To this end, the Commonwealth Scientific Industrial Research Organization (CSIRO) is conducting research, and hopes to establish safe, sustainable, and environmentally responsible CSG operations through comprehensive management and monitoring practices based on sound science.

Some of the primary environmental issues CSIRO outlined are the quantity of water produced, water quality and treatment, water use and disposal, groundwater contamination, and infrastructure footprint.

Despite the pushback, several companies are active in CSG development in Australia. Some are luckier than others. According to the Barrel Blog on Platts, both Santos and Origin Oil hold leases on ranchland and compensate ranchers for any disruption. Arrow and QGC, on the other hand, have acreage on cropland and face more opposition from landowners.

Origin has the longest track record in CSG, drilling its first exploration well in Queensland in 1993. Today it is the leading producer in Australia. With partners ConocoPhillips and Sinopec, Origin is developing the Australia Pacific LNG project, a two-train LNG facility that will export to markets in Asia.

“As a part of its project, Australia Pacific LNG is developing CSG resources in Queensland’s Surat and Bowen basins and building a pipeline to connect the gas fields to an LNG facility on Curtis Island,” the company noted in an email reply to questions.

Studying shales in China

Despite the Chinese government’s ambitious goals to increase shale gas production by 2020, the country has a long and steep learning curve ahead of it. But already inroads are being made to study China’s vast shale gas potential.

In a presentation at the recent European Association of Geoscientists and Engineers annual meeting, Yusheng Zhang from BGP discussed his company’s studies into a seismic fracture facies evaluation workflow for shale gas reservoirs and its application on a 100-sq-km (62-sq-mile) 3-D survey over the Block MA shale gas exploration area.

Researchers developed the “Kohonen neural network self-organization mapping” (KSOM) technique to classify the high-dimensional data volumes in a nonlinear pattern to reflect different seismic responses.

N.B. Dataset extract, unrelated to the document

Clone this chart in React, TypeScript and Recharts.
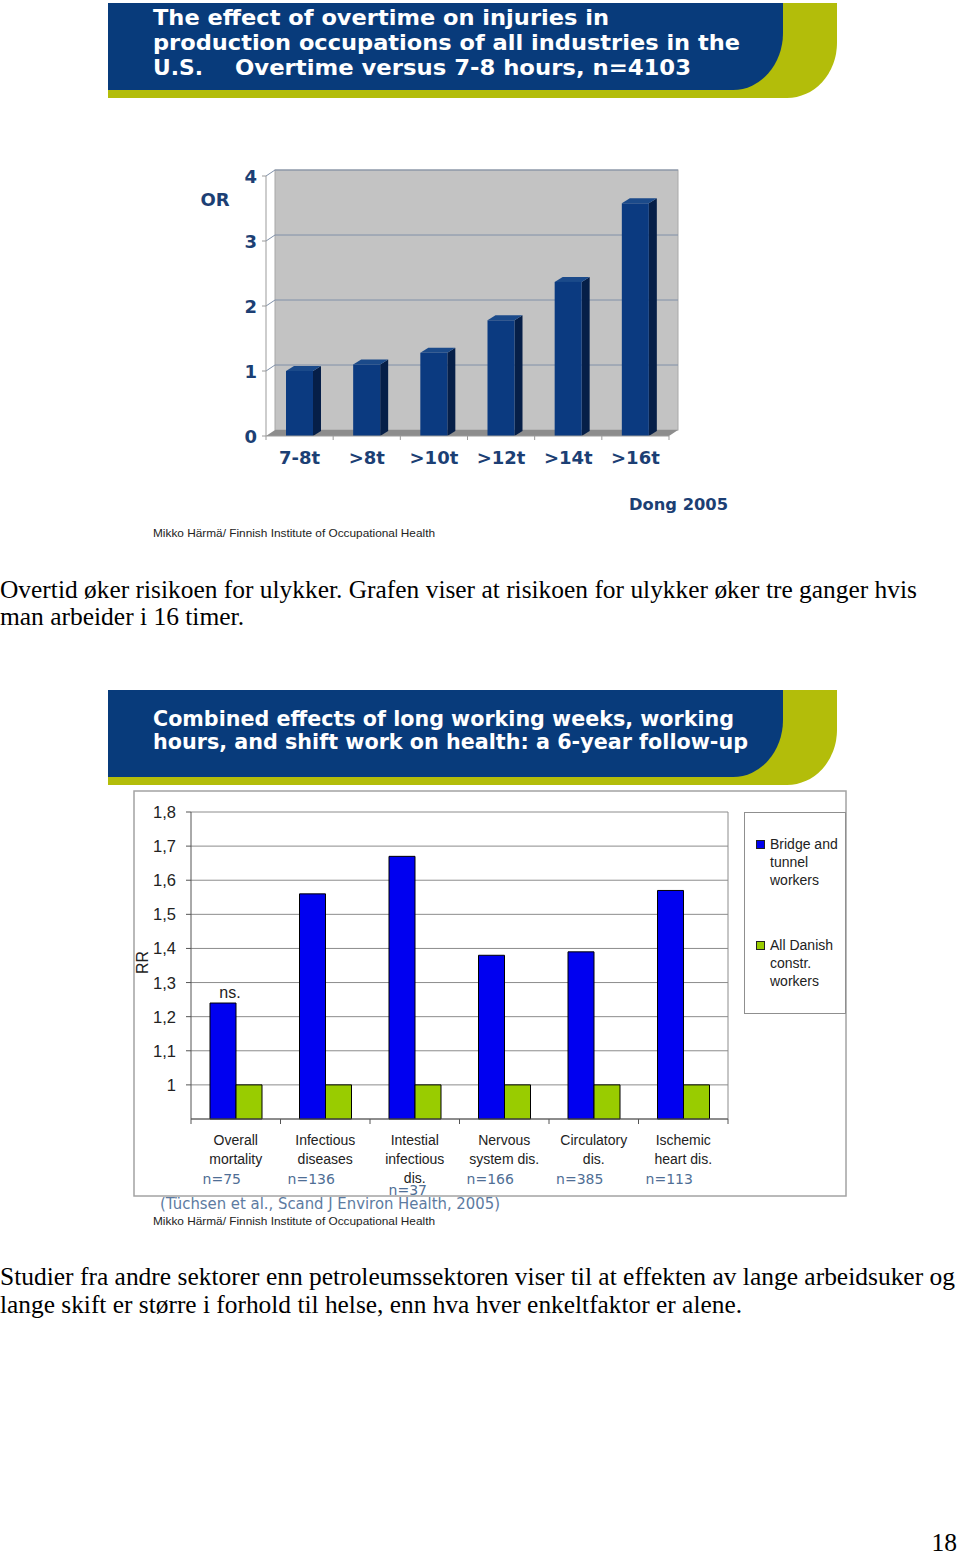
import React from 'react';
import { BarChart, Bar, XAxis, YAxis, CartesianGrid, ReferenceArea, LabelList, Legend } from 'recharts';

// chart 1: overtime vs injuries (OR)
const overtimeCats = ['7-8t', '>8t', '>10t', '>12t', '>14t', '>16t'];
const overtimeOR = [1.0, 1.1, 1.28, 1.78, 2.37, 3.58];
const orTicks = [0, 1, 2, 3, 4];

// chart 2: combined effects (RR)
const causes = ['Overall\nmortality', 'Infectious\ndiseases', 'Intestial\ninfectious\ndis.', 'Nervous\nsystem dis.', 'Circulatory\ndis.', 'Ischemic\nheart dis.'];
const caseCounts = ['n=75', 'n=136', 'n=37', 'n=166', 'n=385', 'n=113'];
const bridgeRR = [1.24, 1.56, 1.67, 1.38, 1.39, 1.57];
const danishRR = [1, 1, 1, 1, 1, 1];
const notes = ['ns.', '', '', '', '', ''];
const rrTicks = [1, 1.1, 1.2, 1.3, 1.4, 1.5, 1.6, 1.7, 1.8];
const seriesNames = ['Bridge and tunnel workers', 'All Danish constr. workers'];

const orData = overtimeCats.map((cat, i) => ({ cat, or: overtimeOR[i] }));
const rrData = causes.map((cause, i) => ({ cause, bridge: bridgeRR[i], danish: danishRR[i], note: notes[i] }));

const BLUE = '#083b7b';
const LIME = '#b3bd0a';
const NAVY = '#1c3f74';
const DX = 9;
const DY = 6;

const Banner = ({ top, lines }: { top: number; lines: { t: string; x: number; y: number; w: number }[] }) => (
  <g>
    <path d={`M108 ${top} H837 V${top + 40} A50 55 0 0 1 787 ${top + 95} H108 Z`} fill={LIME} />
    <path d={`M108 ${top} H783 V${top + 30} A50 57 0 0 1 733 ${top + 87} H108 Z`} fill={BLUE} />
    {lines.map((l, i) => (
      <text key={i} x={l.x} y={l.y} textLength={l.w} lengthAdjust="spacingAndGlyphs" fill="#fff"
        fontFamily="DejaVu Sans" fontWeight="bold" fontSize={20.5}>{l.t}</text>
    ))}
  </g>
);

// back wall + floor of the 3d plot
const Room = (p: any) => {
  const { x, y, width, height } = p;
  const base = y + height;
  const unit = height / orTicks[orTicks.length - 1];
  const band = width / overtimeCats.length;
  return (
    <g>
      <rect x={x + DX} y={y - DY} width={width} height={height} fill="#c3c3c3" stroke="#a8a8a8" />
      {orTicks.slice(1).map(t => {
        const gy = base - unit * t;
        return (
          <g key={t}>
            <line x1={x} y1={gy} x2={x + DX} y2={gy - DY} stroke="#8090a8" />
            <line x1={x + DX} y1={gy - DY} x2={x + DX + width} y2={gy - DY} stroke="#8090a8" />
          </g>
        );
      })}
      <polygon points={`${x},${base} ${x + width},${base} ${x + width + DX},${base - DY} ${x + DX},${base - DY}`} fill="#8d8d8d" />
      {overtimeCats.concat('').map((_, i) => (
        <line key={i} x1={x + band * i} y1={base} x2={x + band * i} y2={base + 4} stroke="#9b9b9b" />
      ))}
    </g>
  );
};

const Bar3D = (p: any) => {
  const { x, y, width: w, height: h } = p;
  const dx = 8, dy = 5;
  return (
    <g>
      <polygon points={`${x + w},${y} ${x + w + dx},${y - dy} ${x + w + dx},${y + h - dy} ${x + w},${y + h}`} fill="#061f48" />
      <polygon points={`${x},${y} ${x + dx},${y - dy} ${x + w + dx},${y - dy} ${x + w},${y}`} fill="#1b4a8a" />
      <rect x={x} y={y} width={w} height={h} fill="#0b3a80" />
    </g>
  );
};

const OrXTick = ({ x, y, payload }: any) => (
  <text x={x} y={y + 28} textAnchor="middle" fill={NAVY} fontFamily="DejaVu Sans" fontWeight="bold" fontSize={18}>{payload.value}</text>
);
const OrYTick = ({ x, y, payload }: any) => (
  <text x={x} y={y} dy={6.5} textAnchor="end" fill={NAVY} fontFamily="DejaVu Sans" fontWeight="bold" fontSize={18}>{payload.value}</text>
);
const OrTitle = ({ viewBox }: any) => (
  <text x={viewBox.x + 65} y={viewBox.y + 29.5} textAnchor="middle" fill={NAVY} fontFamily="DejaVu Sans" fontWeight="bold" fontSize={18}>OR</text>
);

// chart 2 pieces
const PlotFrame = (p: any) => {
  const { x, y, width, height } = p;
  const band = width / causes.length;
  return (
    <g>
      <line x1={x + width} y1={y} x2={x + width} y2={y + height} stroke="#8c8c8c" />
      {causes.concat('').map((_, i) => (
        <line key={i} x1={x + band * i} y1={y + height} x2={x + band * i} y2={y + height + 5} stroke="#555" />
      ))}
    </g>
  );
};

const CauseTick = ({ x, y, payload, index }: any) => {
  const lines = String(payload.value).split('\n');
  const long = lines.length > 2;
  return (
    <g>
      {lines.map((l, i) => (
        <text key={i} x={x} y={y + 26 + i * 19} textAnchor="middle" fill="#222" fontFamily="Liberation Sans" fontSize={14}>{l}</text>
      ))}
      <text x={x + (long ? -7 : -14)} y={y + (long ? 76 : 65)} textAnchor="middle" fill="#4f6e95" fontFamily="DejaVu Sans" fontSize={14}>
        {caseCounts[index]}
      </text>
    </g>
  );
};

const fmtRR = (v: number) => (Number.isInteger(v) ? String(v) : v.toFixed(1).replace('.', ','));
const RRTick = ({ x, y, payload }: any) => (
  <text x={x} y={y} dy={6} textAnchor="end" fill="#222" fontFamily="Liberation Sans" fontSize={16.5}>{fmtRR(payload.value)}</text>
);
const RRTitle = ({ viewBox }: any) => {
  const cx = viewBox.x + 14;
  const cy = viewBox.y + viewBox.height / 2 - 3;
  return (
    <text x={cx} y={cy} transform={`rotate(-90 ${cx} ${cy})`} textAnchor="middle" fill="#222" fontFamily="Liberation Sans" fontSize={16}>RR</text>
  );
};
const NoteLabel = ({ x, y, width, value }: any) =>
  value ? (
    <text x={x + width / 2 + 7} y={y - 5} textAnchor="middle" fill="#222" fontFamily="Liberation Sans" fontSize={16}>{value}</text>
  ) : null;

const LegendBox = ({ payload }: any) => {
  const items = [...(payload || [])].sort((a: any, b: any) => seriesNames.indexOf(a.value) - seriesNames.indexOf(b.value));
  return (
    <div style={{ width: 102, height: 202, boxSizing: 'border-box', border: '1px solid #8f8f8f', background: '#fff', position: 'relative',
      fontFamily: 'Liberation Sans', fontSize: 14, lineHeight: '18px', color: '#222' }}>
      {items.map((p: any, i: number) => (
        <div key={i} style={{ position: 'absolute', left: 11, top: 22 + i * 101, display: 'flex' }}>
          <span style={{ width: 7, height: 7, border: '1px solid #222', background: p.color, marginTop: 5, marginRight: 5, flex: 'none' }} />
          <span style={{ width: 74 }}>{p.value}</span>
        </div>
      ))}
    </div>
  );
};

const serif = { fontFamily: "'Liberation Serif', 'Times New Roman', Times, serif", fontSize: 25.5, fill: '#000' };

export default function App() {
  return (
    <div style={{ position: 'absolute', left: 0, top: 0, width: 960, height: 1554, background: '#fff', overflow: 'hidden' }}>
      <svg width={960} height={1554} style={{ position: 'absolute', left: 0, top: 0 }}>
        <Banner top={3} lines={[
          { t: 'The effect of overtime on injuries in', x: 153, y: 25, w: 456 },
          { t: 'production occupations of all industries in the', x: 153, y: 50, w: 587 },
          { t: 'U.S.', x: 153, y: 75, w: 50 },
          { t: 'Overtime versus 7-8 hours, n=4103', x: 235, y: 75, w: 456 },
        ]} />
        <text x={629} y={510} textLength={99} lengthAdjust="spacingAndGlyphs" fill={NAVY} fontFamily="DejaVu Sans" fontWeight="bold" fontSize={16}>Dong 2005</text>
        <text x={153} y={537} textLength={282} lengthAdjust="spacingAndGlyphs" fill="#222" fontFamily="Liberation Sans" fontSize={11}>Mikko Härmä/ Finnish Institute of Occupational Health</text>

        <text x={0} y={598} textLength={917} lengthAdjust="spacingAndGlyphs" {...serif}>Overtid øker risikoen for ulykker. Grafen viser at risikoen for ulykker øker tre ganger hvis</text>
        <text x={0} y={625} textLength={244} lengthAdjust="spacingAndGlyphs" {...serif}>man arbeider i 16 timer.</text>

        <Banner top={690} lines={[
          { t: 'Combined effects of long working weeks, working', x: 153, y: 726, w: 581 },
          { t: 'hours, and shift work on health: a 6-year follow-up', x: 153, y: 749, w: 595 },
        ]} />
        <rect x={134} y={791} width={712} height={405} fill="none" stroke="#a3a3a3" strokeWidth={1.5} />
        <text x={160} y={1209} textLength={340} lengthAdjust="spacingAndGlyphs" fill="#5d7ba1" fontFamily="DejaVu Sans" fontSize={15.5}>(Tüchsen et al., Scand J Environ Health, 2005)</text>
        <text x={153} y={1225} textLength={282} lengthAdjust="spacingAndGlyphs" fill="#222" fontFamily="Liberation Sans" fontSize={11}>Mikko Härmä/ Finnish Institute of Occupational Health</text>

        <text x={0} y={1285} textLength={955} lengthAdjust="spacingAndGlyphs" {...serif}>Studier fra andre sektorer enn petroleumssektoren viser til at effekten av lange arbeidsuker og</text>
        <text x={0} y={1313} textLength={742} lengthAdjust="spacingAndGlyphs" {...serif}>lange skift er større i forhold til helse, enn hva hver enkeltfaktor er alene.</text>
        <text x={957} y={1551} textAnchor="end" {...serif}>18</text>
      </svg>

      <div style={{ position: 'absolute', left: 150, top: 150 }}>
        <BarChart width={560} height={330} data={orData} margin={{ top: 26, right: 41, bottom: 0, left: 0 }} barSize={27}>
          <ReferenceArea y1={0} y2={4} shape={Room} ifOverflow="visible" />
          <XAxis dataKey="cat" height={44} interval={0} tickLine={false} tickSize={0} tickMargin={0}
            axisLine={{ stroke: '#9b9b9b' }} tick={OrXTick} />
          <YAxis domain={[0, 4]} ticks={orTicks} width={116} tickSize={4} tickMargin={5}
            axisLine={{ stroke: '#9b9b9b' }} tickLine={{ stroke: '#9b9b9b' }} tick={OrYTick} label={OrTitle} />
          <Bar dataKey="or" shape={Bar3D} isAnimationActive={false} />
        </BarChart>
      </div>

      <div style={{ position: 'absolute', left: 134, top: 791 }}>
        <BarChart width={712} height={417} data={rrData} margin={{ top: 21, right: 118, bottom: 0, left: 0 }} barGap={0}>
          <CartesianGrid vertical={false} stroke="#8c8c8c" />
          <ReferenceArea y1={0.9} y2={1.8} shape={PlotFrame} ifOverflow="visible" />
          <XAxis dataKey="cause" height={89} interval={0} tickLine={false} tickSize={0} tickMargin={0}
            axisLine={{ stroke: '#555' }} tick={CauseTick} />
          <YAxis domain={[0.9, 1.8]} ticks={rrTicks} width={57} tickSize={5} tickMargin={10}
            axisLine={{ stroke: '#555' }} tickLine={{ stroke: '#555' }} tick={RRTick} label={RRTitle} />
          <Bar dataKey="bridge" name={seriesNames[0]} fill="#0000f0" stroke="#000" barSize={26} isAnimationActive={false}>
            <LabelList dataKey="note" content={NoteLabel} />
          </Bar>
          <Bar dataKey="danish" name={seriesNames[1]} fill="#99cc00" stroke="#000" barSize={26} isAnimationActive={false} />
          <Legend layout="horizontal" verticalAlign="middle" align="center"
            wrapperStyle={{ left: 610, top: 21, width: 102, height: 202 }} content={LegendBox} />
        </BarChart>
      </div>
    </div>
  );
}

The six primary attributes – coherence, maximum and minimum curvature, shape index curvature, instantaneous dip, and dip azimuth – were input into the neural network and in return created a quality control mechanism for the KSOM results. Based on the classifications provided by this analysis, researchers were able to establish five kinds of microfracture facies.

Zhang and his colleagues concluded that the KSOM technique was able to classify and identify these facies, thus helping to predict the development and distribution of gas-rich zones in the reservoir.